Valuations For Online Game Companies Going Up Fast

For the past 5+ years I have been working with Spil Games and I have seen the online game company grow from a small start-up to a profitable international 300-person company. At the same time the online game market has also grown tremendously. When I first looked at online gaming back in 2005 it was still considered a niche market: people played games on consoles or downloaded them to their PCs, playing games in a browser was still in its infancy. At that time most people hardly ever played online games, it was considered something for kids or geeks.

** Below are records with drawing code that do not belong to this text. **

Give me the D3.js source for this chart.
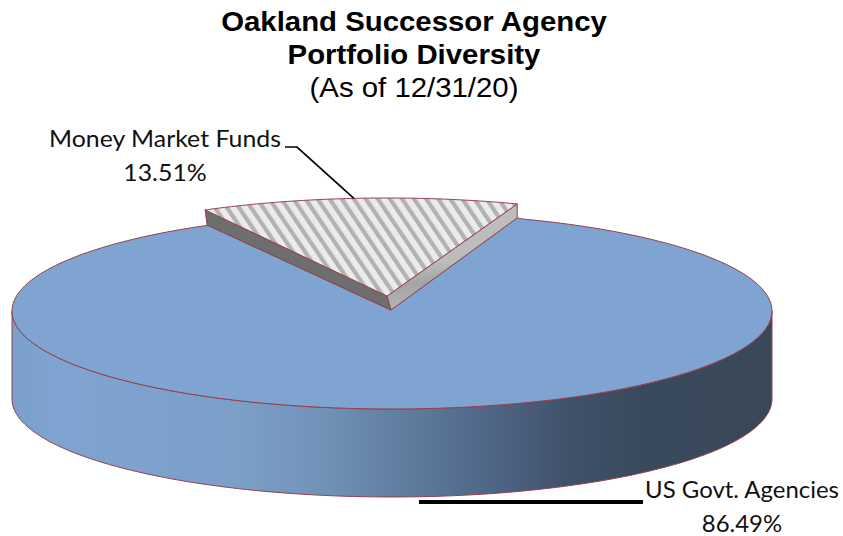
<!DOCTYPE html>
<html><head><meta charset="utf-8">
<script src="https://cdn.jsdelivr.net/npm/d3@7/dist/d3.min.js"></script>
<style>html,body{margin:0;padding:0;background:#fff}svg{display:block}</style>
</head><body><svg id="c" width="843" height="536"></svg>
<script>
const categories = ["Money Market Funds", "US Govt. Agencies"];
const values = [13.51, 86.49];
const valueLabels = ["13.51%", "86.49%"];
const titleLines = ["Oakland Successor Agency", "Portfolio Diversity", "(As of 12/31/20)"];

const W = 843, H = 536;
const cx = 392, cy = 311, rx = 380, ry = 98, depth = 88;
const wedgeDx = -5, wedgeDy = -15;
const stroke = "#96404a";
const rad = d3.scaleLinear().domain([0, 360]).range([0, 2 * Math.PI]);

const svg = d3.select("#c");
const defs = svg.append("defs");

const wall = defs.append("linearGradient").attr("id", "wall")
  .attr("gradientUnits", "userSpaceOnUse").attr("x1", cx - rx).attr("x2", cx + rx).attr("y1", 0).attr("y2", 0);
[[0, "#7b9fcb"], [.06, "#7fa4d1"], [.3, "#7c9fc8"], [.42, "#7090b6"], [.52, "#5f7c9e"], [.64, "#4e6484"],
 [.74, "#3f5068"], [.82, "#3a4a5e"], [1, "#394858"]]
  .forEach(([o, c]) => wall.append("stop").attr("offset", o).attr("stop-color", c));

const wr = defs.append("linearGradient").attr("id", "wedgeR").attr("x1", 0).attr("y1", 0).attr("x2", 0).attr("y2", 1);
[[0, "#bdbdbd"], [.55, "#bcbcbc"], [.75, "#a4a4a4"], [1, "#b4b4b4"]]
  .forEach(([o, c]) => wr.append("stop").attr("offset", o).attr("stop-color", c));

const pat = defs.append("pattern").attr("id", "stripes").attr("patternUnits", "userSpaceOnUse")
  .attr("width", 10).attr("height", 10).attr("patternTransform", "rotate(-34)");
pat.append("rect").attr("width", 10).attr("height", 10).attr("fill", "#ebebeb");
pat.append("rect").attr("width", 4.2).attr("height", 10).attr("fill", "#b2b2b2");

const pie = d3.pie().sort(null).startAngle(rad(-28.6)).endAngle(rad(-28.6) + 2 * Math.PI);
const [money, govt] = pie(values);

const pt = (a, ox = 0, oy = 0) => [cx + ox + rx * Math.sin(a), cy + oy - ry * Math.cos(a)];
const sweep = (a0, a1, ox = 0, oy = 0) => d3.range(0, 121).map(i => pt(a0 + (a1 - a0) * i / 120, ox, oy));
const line = d3.line();

// Exploded slice corners
const apex = [cx + wedgeDx, cy + wedgeDy];
const a0 = pt(money.startAngle, wedgeDx, wedgeDy), a1 = pt(money.endAngle, wedgeDx, wedgeDy);
const apexLow = [apex[0] + 4, apex[1] + 14], a0Low = [a0[0] + 2, a0[1] + 15], a1Low = [a1[0], a1[1] + 14];

// Front wall of the main pie
const front = sweep(rad(90), rad(270));
const back = sweep(rad(270), rad(90), 0, depth);
svg.append("path").attr("d", line(front.concat(back)) + "Z")
  .attr("fill", "url(#wall)").attr("stroke", stroke).attr("stroke-width", 1);

// Main pie top face
svg.append("path")
  .attr("d", line([apexLow, a1Low].concat(sweep(govt.startAngle, govt.endAngle), [a0Low])) + "Z")
  .attr("fill", "#80a4d1").attr("stroke", stroke).attr("stroke-width", 1).attr("stroke-linejoin", "round");

// Exploded slice: cut faces, then top
svg.append("path").attr("d", line([apex, a0, a0Low, apexLow]) + "Z")
  .attr("fill", "#6e6e6e").attr("stroke", stroke).attr("stroke-width", 1);
svg.append("path").attr("d", line([apex, a1, a1Low, apexLow]) + "Z")
  .attr("fill", "url(#wedgeR)").attr("stroke", stroke).attr("stroke-width", 1);
svg.append("path")
  .attr("d", line([apex].concat(sweep(money.startAngle, money.endAngle, wedgeDx, wedgeDy))) + "Z")
  .attr("fill", "url(#stripes)").attr("stroke", stroke).attr("stroke-width", 1).attr("stroke-linejoin", "round");

// Leader lines
const mm = pt(rad(-5.0), wedgeDx, wedgeDy);
svg.append("path").attr("d", line([[285, 147], [297, 147], mm]))
  .attr("fill", "none").attr("stroke", "#000").attr("stroke-width", 1.7);
svg.append("path").attr("d", line([[419, 502], [643, 502]]))
  .attr("fill", "none").attr("stroke", "#000").attr("stroke-width", 4);

// Title
const titleFont = "'Liberation Sans', Arial, sans-serif";
[[titleLines[0], 31, "bold"], [titleLines[1], 63.5, "bold"], [titleLines[2], 97, "normal"]].forEach(([t, y, w]) =>
  svg.append("text").attr("transform", `translate(414,${y}) scale(1.08,1)`).attr("text-anchor", "middle")
    .attr("font-family", titleFont).attr("font-size", 27.2).attr("font-weight", w).attr("fill", "#000").text(t));

// Data labels
const labelFont = "Lato, 'Open Sans', sans-serif";
const labels = [
  {x: 165, y: 147, i: 0, sx: 1.1},
  {x: 742, y: 498, i: 1, sx: 1.06}
];
labels.forEach(({x, y, i, sx}) => {
  [[categories[i], y], [valueLabels[i], y + 33.5]].forEach(([t, yy]) =>
    svg.append("text").attr("transform", `translate(${x},${yy}) scale(${sx},1)`).attr("text-anchor", "middle")
      .attr("font-family", labelFont).attr("font-size", 22.6).attr("fill", "#111").text(t));
});
</script></body></html>
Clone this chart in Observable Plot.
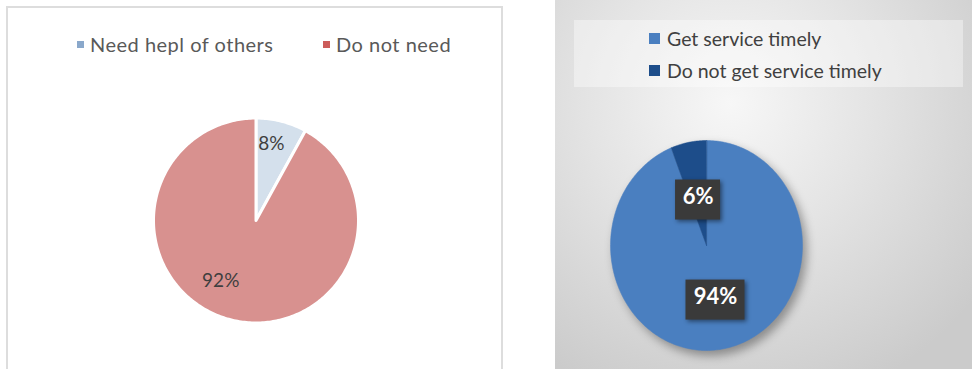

Times have changed though, nowadays online games are everywhere. Especially social games like Farmville managed to get a lot of new people to start playing games. In the early days social networks helped the growth as well: if your friends invite you to play a game the chance that you will try out the game is a lot higher.

Traditionally most game companies either earned money through advertising, through a one-time payment (“download this game for USD 19,99”) or by charging a monthly subscription fee. But social games changed that completely, suddenly free-to-play games became massively profitable because players were willing to make small payments for virtual goods. Leading social game developer Zynga makes tons of money on virtual items and is currently valued between USD 7 and 10 billion.

Zynga valuation is an obviously an outlier. Despite not ‘owning’ any of its players (almost all their players play their games on Facebook, so they are heavily dependent on them) they still manage to get a huge valuation because they are able to make the exact games that people want to play and that people are willing to spend money in. Competitors like Playdom that also specialize in developing social games, and who don’t own their players either, also get high valuations: Playdom was sold to Disney last year for USD 760 million.

But for non-social game companies valuations so far where a bit lower. It seems that may be changing though and that investors are starting to realise the potential of these companies. This week it was announced that Bigpoint raised a USD 350 million round at a USD 600 million valuation. The company is not a social game company but focuses on browser based MMO (=massive multiplayer online) games, that are free to play. Bigpoint earns its money with virtual items as well, just like Zynga and Playdom. The big difference is that Bigpoint owns most of its users and is not dependent on a site like Facebook.

I expect that valuations for many other online game properties will go up in the near future, especially for those companies that get a large part of their revenues from virtual goods and that are not dependent on Facebook for their traffic. It will be interesting to see at which valuation these companies are able to raise rounds – or are snapped up by players like Zynga looking to have their own traffic! Based on what I am hearing in the market the revenues of many of these players are doubling every year because of virtual items (just like Bigpoint) and I won’t be surprised to see a billion dollar IPO for one of them within the next 18 months.